Patterns
of Cohesion & Discontinuity as a Teaching Tool for Reading
Caesar and Cicero in the Second Year
by Prof. Donka D. Markus,
University of Michigan
Original text
© 2000 Donka D. Markus
The transition from reading
individual sentences to reading a continuous text is one of the
main challenges for the intermediate Latin student. From short
sentences, the student has to make a transition to a long passage
with sentences that extend over several lines. For this environment
the student has one extremely time-consuming strategy: look up
each word in the dictionary and try to glean whatever meaning
you can. Some students may be a little more sophisticated in
trying to find verbs and subjects and hope that everything else
falls into place around them. For the novice, the word and its
semantic value is a chunk. But how does the approach of the novice
differ from that of the experienced reader? This paper discusses
how raising students' awareness of the processes that are involved
in language comprehension, can not only make them self-reflective
and critical thinkers, but also puts them in a better position
to appreciate extra-textual cues and the aesthetic beauty of
Latin literary prose.
Cognitive psychologists have
discovered that the reason why humans can understand language
quickly is because they have unconscious processing strategies
for their native language. The essence of this processing strategy
is that we use both syntactic cues and semantic information throughout
the processing of the sentence. We do not wait until the end
of the sentence to assign grammatical structure. You can prove
this to yourself by listening to the following sentence: THE
OLD MAN THE BOATS. First, you assigned the role of a subject
to man and when I came to the end of the sentence without giving
you a verb, you had to had to go back and reassign the role of
subject to OLD and repackage MAN, the only ambiguous form as
the verb. So, in our native language processing, our comprehension
does not stem from a lexical look up in the mental dictionary,
but experiments have shown that people 1) assign syntactic functions
before reaching the end of a sentence, and 2) actively divide
up the whole sentence into clauses or phrases that correspond
to underlying structures, which Chomsky had called deep structures.

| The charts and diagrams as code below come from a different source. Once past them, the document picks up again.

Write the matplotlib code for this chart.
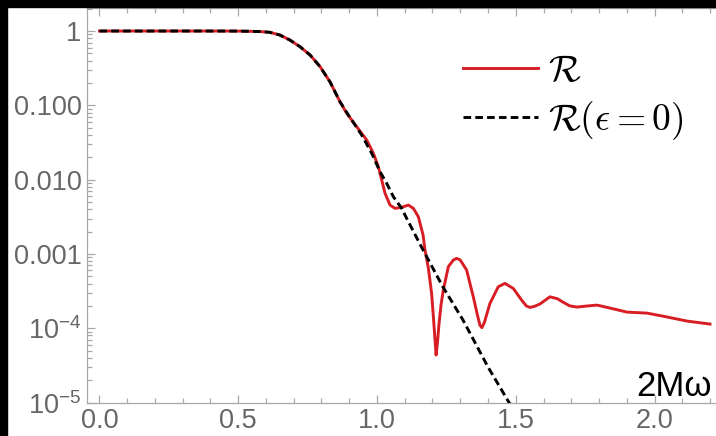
import matplotlib
matplotlib.use("Agg")
import matplotlib.pyplot as plt
from matplotlib.patches import Rectangle
from matplotlib.ticker import LogLocator, NullFormatter, MultipleLocator

plt.rcParams['font.family'] = ['Liberation Sans', 'DejaVu Sans']
plt.rcParams['mathtext.fontset'] = 'custom'
plt.rcParams['mathtext.rm'] = 'Liberation Sans'
plt.rcParams['mathtext.it'] = 'Liberation Sans:italic'
plt.rcParams['lines.scale_dashes'] = False

# full reflectivity
omega_r = [0.0, 0.2, 0.4, 0.5, 0.578, 0.614, 0.650, 0.686, 0.7225, 0.759,
           0.795, 0.831, 0.867, 0.891, 0.927, 0.963, 0.987, 1.005, 1.017, 1.029,
           1.047, 1.065, 1.089, 1.113, 1.131, 1.149, 1.166, 1.173, 1.185, 1.197,
           1.204, 1.209, 1.213, 1.218, 1.224, 1.231, 1.239, 1.257, 1.275, 1.287,
           1.300, 1.323, 1.347, 1.362, 1.371, 1.378, 1.387, 1.407, 1.437, 1.461,
           1.491, 1.521, 1.538, 1.551, 1.567, 1.587, 1.623, 1.650, 1.670, 1.695,
           1.721, 1.760, 1.793, 1.840, 1.901, 1.973, 2.045, 2.117, 2.200]
refl = [1.0, 1.0, 1.0, 0.998, 0.984, 0.961, 0.883, 0.757, 0.615, 0.475,
        0.331, 0.206, 0.111, 0.078, 0.0515, 0.0341, 0.0226, 0.0149, 0.00988, 0.00654,
        0.00455, 0.00411, 0.00424, 0.00455, 0.00411, 0.00317, 0.00180, 0.00113, 6.5e-4, 2.9e-4,
        1.3e-4, 7.0e-5, 4.36e-5, 6.5e-5, 1.2e-4, 2.1e-4, 3.27e-4, 6.73e-4, 8.28e-4, 8.72e-4,
        8.3e-4, 6.07e-4, 2.65e-4, 1.5e-4, 1.1e-4, 1.02e-4, 1.2e-4, 2.16e-4, 3.62e-4, 4.02e-4,
        3.44e-4, 2.40e-4, 2.0e-4, 1.91e-4, 1.97e-4, 2.12e-4, 2.65e-4, 2.5e-4, 2.25e-4, 2.0e-4,
        1.93e-4, 2.0e-4, 2.05e-4, 1.87e-4, 1.65e-4, 1.60e-4, 1.42e-4, 1.25e-4, 1.14e-4]

# epsilon = 0 reflectivity
omega_0 = [0.0, 0.2, 0.4, 0.5, 0.578, 0.614, 0.650, 0.686, 0.7225, 0.759,
           0.795, 0.831, 0.867, 0.897, 0.945, 0.981, 1.011, 1.035, 1.059, 1.089,
           1.107, 1.166, 1.238, 1.310, 1.400, 1.476, 1.52]
refl_0 = [1.0, 1.0, 1.0, 0.998, 0.984, 0.961, 0.883, 0.757, 0.615, 0.475,
          0.331, 0.206, 0.111, 0.0740, 0.0398, 0.0226, 0.01277, 0.00891, 0.00589, 0.00411,
          0.00301, 0.00113, 3.58e-4, 1.29e-4, 3.01e-5, 1.0e-5, 5.0e-6]

xticks = [0.0, 0.5, 1.0, 1.5, 2.0]
xticklabels = ['0.0', '0.5', '1.0', '1.5', '2.0']
yticks = [1, 0.1, 0.01, 0.001, 1e-4, 1e-5]
yticklabels = ['1', '0.100', '0.010', '0.001', r'$10^{-4}$', r'$10^{-5}$']

fig = plt.figure(figsize=(7.16, 4.36), dpi=100)
ax = fig.add_axes([87 / 716, 33.4 / 436, 629 / 716, 394.1 / 436])

ax.plot(omega_r, refl, color='#d81e24', lw=2.1, label=r'$\mathcal{R}$', zorder=3)
ax.plot(omega_0, refl_0, color='black', lw=2.1, dashes=(5.5, 3.0),
        label=r'$\mathcal{R}(\epsilon = 0)$', zorder=4)

ax.set_yscale('log')
ax.set_xlim(-0.045, 2.2216)
ax.set_ylim(1e-5, 2.01)

ax.set_xticks(xticks)
ax.set_xticklabels(xticklabels)
ax.xaxis.set_minor_locator(MultipleLocator(0.1))
ax.set_yticks(yticks)
ax.set_yticklabels(yticklabels)
ax.yaxis.set_minor_locator(LogLocator(base=10, subs=range(2, 10), numticks=20))
ax.yaxis.set_minor_formatter(NullFormatter())

gray = '#a8a8a8'
for side in ['left', 'bottom', 'top']:
    ax.spines[side].set_color(gray)
    ax.spines[side].set_linewidth(0.9)
ax.spines['right'].set_visible(False)

ax.tick_params(which='both', direction='in', color=gray, width=0.9,
               top=True, right=False, labelcolor='#666666', labelsize=19.5)
ax.tick_params(which='major', length=6)
ax.tick_params(which='minor', length=3.5)
ax.tick_params(axis='y', pad=4)
ax.tick_params(axis='x', pad=4)

ax.text(0.994, 0.017, '2Mω', transform=ax.transAxes, ha='right',
        va='baseline', fontsize=25, color='black')

leg = ax.legend(loc='upper left', bbox_to_anchor=(463 / 716, 1 - 53 / 436),
                bbox_transform=fig.transFigure, frameon=False, fontsize=27,
                handlelength=2.0, handletextpad=0.28, labelspacing=0.28,
                borderaxespad=0, borderpad=0)
for t in leg.get_texts():
    t.set_math_fontfamily('cm')

# dark frame around the screen capture
fig.patches.append(Rectangle((0, 1 - 7 / 436), 1, 7 / 436, transform=fig.transFigure,
                             color='black', zorder=10))
fig.patches.append(Rectangle((0, 0), 7 / 716, 1, transform=fig.transFigure,
                             color='black', zorder=10))

fig.savefig('out.png', dpi=100)
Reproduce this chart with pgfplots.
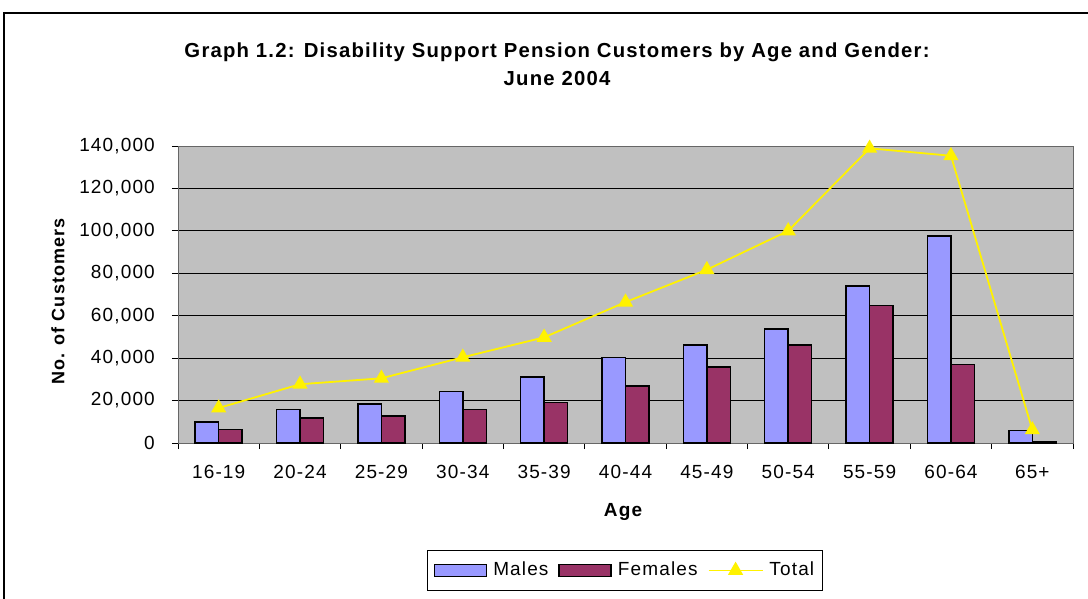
\documentclass[border=0pt]{standalone}
\usepackage{fontspec}
\setmainfont{Liberation Sans}[LetterSpace=6]
\usepackage{pgfplots}
\pgfplotsset{compat=1.18}
\definecolor{males}{HTML}{9999FF}
\definecolor{females}{HTML}{993366}
\definecolor{plotbg}{HTML}{C0C0C0}
\pgfplotsset{
  barleg/.style={legend image code/.code={\draw[##1, line width=1.5pt] (0pt,-6pt) rectangle (52pt,6pt);}},
  lineleg/.style={legend image code/.code={\draw[mark repeat=2,mark phase=2,##1] plot coordinates {(0pt,0pt)(27pt,0pt)(54pt,0pt)};}},
}
\begin{document}
\fontsize{19}{23}\selectfont
\begin{tikzpicture}[x=1pt,y=1pt]
\useasboundingbox (0,0) rectangle (1088,598);
\fill[white] (0,0) rectangle (1088,598);
\draw[line width=1.2pt] (4,-5) -- (4,585) -- (1095,585);
\node[font=\fontsize{20.3}{24}\selectfont\bfseries] at (557,546) {Graph 1.2: Disability Support Pension Customers by Age and Gender:};
\node[font=\fontsize{20.3}{24}\selectfont\bfseries] at (557,519.5) {June 2004};
\node[font=\fontsize{18}{22}\selectfont\bfseries, rotate=90] at (58,296.5) {No. of Customers};
\node[font=\bfseries] at (623,86) {Age};
\begin{axis}[
  at={(178pt,155pt)}, anchor=south west, scale only axis,
  width=895pt, height=297pt,
  xmin=-0.5, xmax=10.5, ymin=0, ymax=140000,
  ybar=0pt, bar width=23.5pt,
  scaled y ticks=false,
  axis background/.style={fill=plotbg},
  axis line style={draw=gray!80!black, line width=1pt},
  ymajorgrids, grid style={black, line width=1pt},
  ytick={0,20000,40000,60000,80000,100000,120000,140000},
  yticklabels={0,{20,000},{40,000},{60,000},{80,000},{100,000},{120,000},{140,000}},
  yticklabel style={anchor=east, inner sep=0pt, xshift=-17pt},
  xtick={-0.5,0.5,1.5,2.5,3.5,4.5,5.5,6.5,7.5,8.5,9.5,10.5},
  xticklabels={},
  extra x ticks={0,1,2,3,4,5,6,7,8,9,10},
  extra x tick labels={16-19,20-24,25-29,30-34,35-39,40-44,45-49,50-54,55-59,60-64,65+},
  extra x tick style={major tick length=0pt, tick label style={anchor=base, inner sep=0pt, yshift=-35.5pt}},
  tick align=outside, major tick length=6pt,
  xtick pos=bottom, ytick pos=left,
  tick style={black, line width=1pt},
  legend columns=3,
  legend style={at={(0.4994,-0.429)}, anchor=center, draw=black, line width=0.8pt,
    inner xsep=6pt, inner ysep=10pt,
    /tikz/every odd column/.append style={column sep=4pt},
    /tikz/every even column/.append style={column sep=8pt}},
  legend cell align=left,
]
\addplot[fill=males, draw=black, line width=1.5pt, barleg]
  coordinates {(0,10000)(1,15800)(2,18400)(3,24300)(4,31100)(5,40300)(6,46300)(7,53800)(8,74100)(9,97600)(10,5800)};
\addplot[fill=females, draw=black, line width=1.5pt, barleg]
  coordinates {(0,6400)(1,11800)(2,12700)(3,15800)(4,19100)(5,26800)(6,35900)(7,46300)(8,64800)(9,36900)(10,600)};
\addplot[sharp plot, draw=yellow, line width=1.8pt, mark=triangle*, mark size=7pt,
  mark options={fill=yellow, draw=yellow, solid}, lineleg]
  coordinates {(0,16500)(1,27700)(2,30500)(3,40400)(4,49800)(5,66400)(6,81700)(7,100000)(8,138900)(9,135400)(10,6200)};
\legend{Males,Females,Total}
\end{axis}
\end{tikzpicture}
\end{document}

It would be too long to describe the experiments in detail, but
they all show that people actively segment sentences into constituents
as they hear them.
This is simply the way our brain
works. Chunking is a function of working memory whether we utilize
it in a conscious way or not. Miller in his 1956 article in Psychological
Review, (81-97)"The magic number seven, plus or minus
two: Some limits on our capacity for processing information,"
proposed the chunk as a unit for measuring the capacity of working
memory, determining that our working memory can process seven
(plus or minus two) chunks at any given time. He defines the
chunk as "any highly familiar unit". Of course,
since "familiar" is a very relative concept, what acts
as a chunk for one person, may not be a chunk for another. It
all depends on the referent.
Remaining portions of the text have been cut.